OBSESSED WITH THE VIOLIN
In 1916, a Russian Jewish couple, Moshe and Marutha, arrived in New York City in the United States. While looking for somewhere to live, they met a landlady who didn’t like Jewish people. Not long after this, their first child was born. Defiantly, they named their little boy Yehudi, meaning ‘The Jew’.
From the age of three, Yehudi was obsessed with the violin. When he heard Louis Persinger, the leader of the San Francisco Symphony Orchestra, playing, he demanded a violin of his own. But when he was given a toy tin violin for his birthday, he threw it away, complaining that it didn’t sing! Shortly after that, he was given a real violin and began to have lessons with Louis Persinger himself. He was incredibly talented and learnt very quickly, playing his first public concert with Louis at the age of just seven.

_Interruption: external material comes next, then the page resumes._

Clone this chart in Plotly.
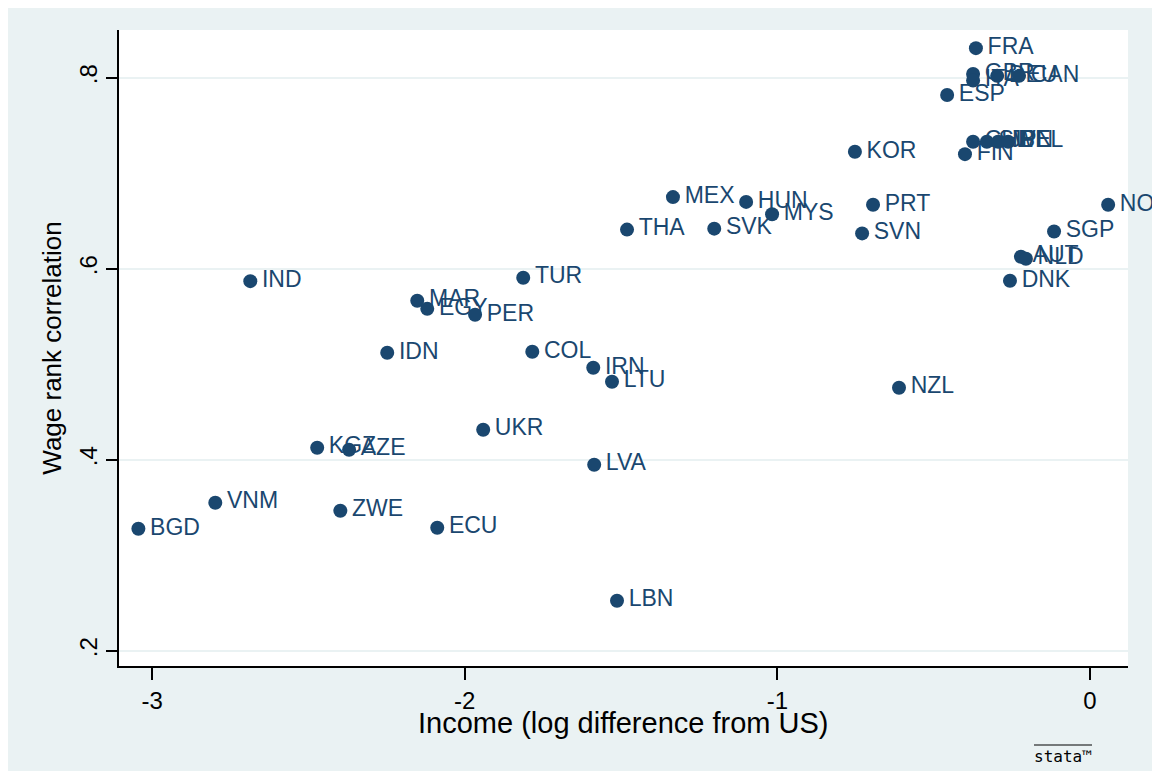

When Yehudi was four, his sister Hephzibah was born. A year later, another sister, Yaltah, followed. Both sisters grew up to be talented pianists – and Hephzibah became Yehudi’s favourite accompanist.
GOLD STANDARD CONCERTO
Yehudi and his two sisters were never sent to school. They studied at home with their parents – who were strict teachers and insisted on a lot of learning! After Yehudi’s
first concert, lots of people wanted to hear him play, and the family travelled to many different places to allow him to perform. He went to study in Paris, France, with the
Romanian composer and violinist Georges Enesco. Yehudi became very fond of Georges and worked with him all his life.

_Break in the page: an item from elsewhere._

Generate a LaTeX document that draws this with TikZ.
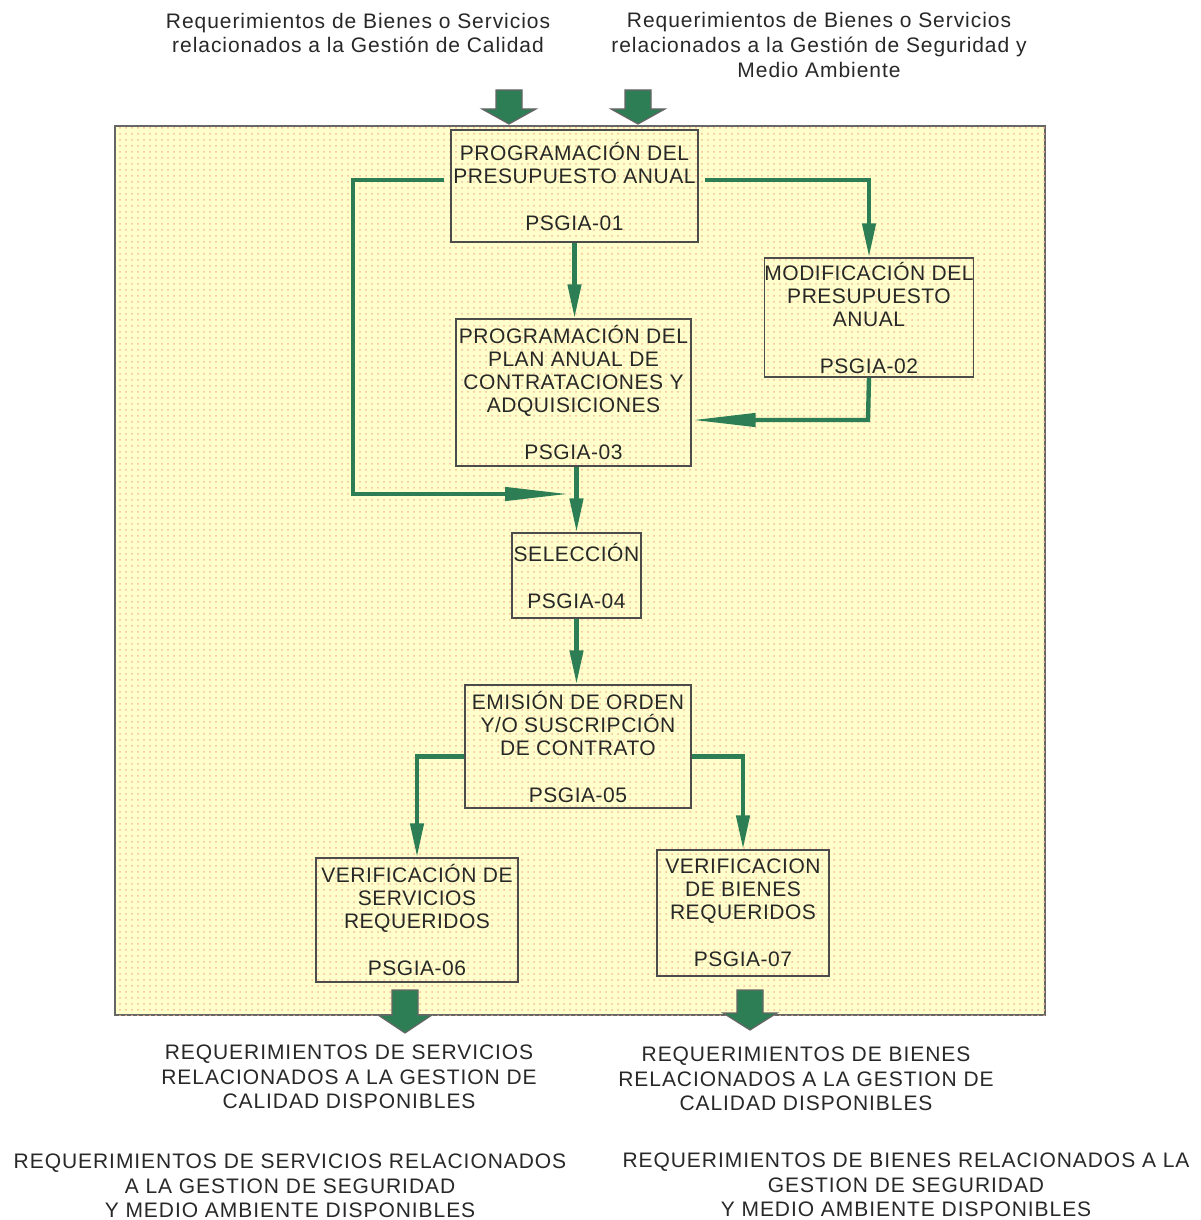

In 1927, when Yehudi was 11, he played Beethoven’s “Violin Concerto” at the well known Carnegie Hall in New York. All of a sudden, he was famous! After that, he toured concert halls around
the world, playing music by composers like Brahms, Mozart, Bach and many others. In 1932, Yehudi, aged 16, played the English composer Edward Elgar’s “Violin Concerto” – with Elgar, aged 75, conducting! This recording is still thought of as the perfect version of this concerto, against which all other performances are judged.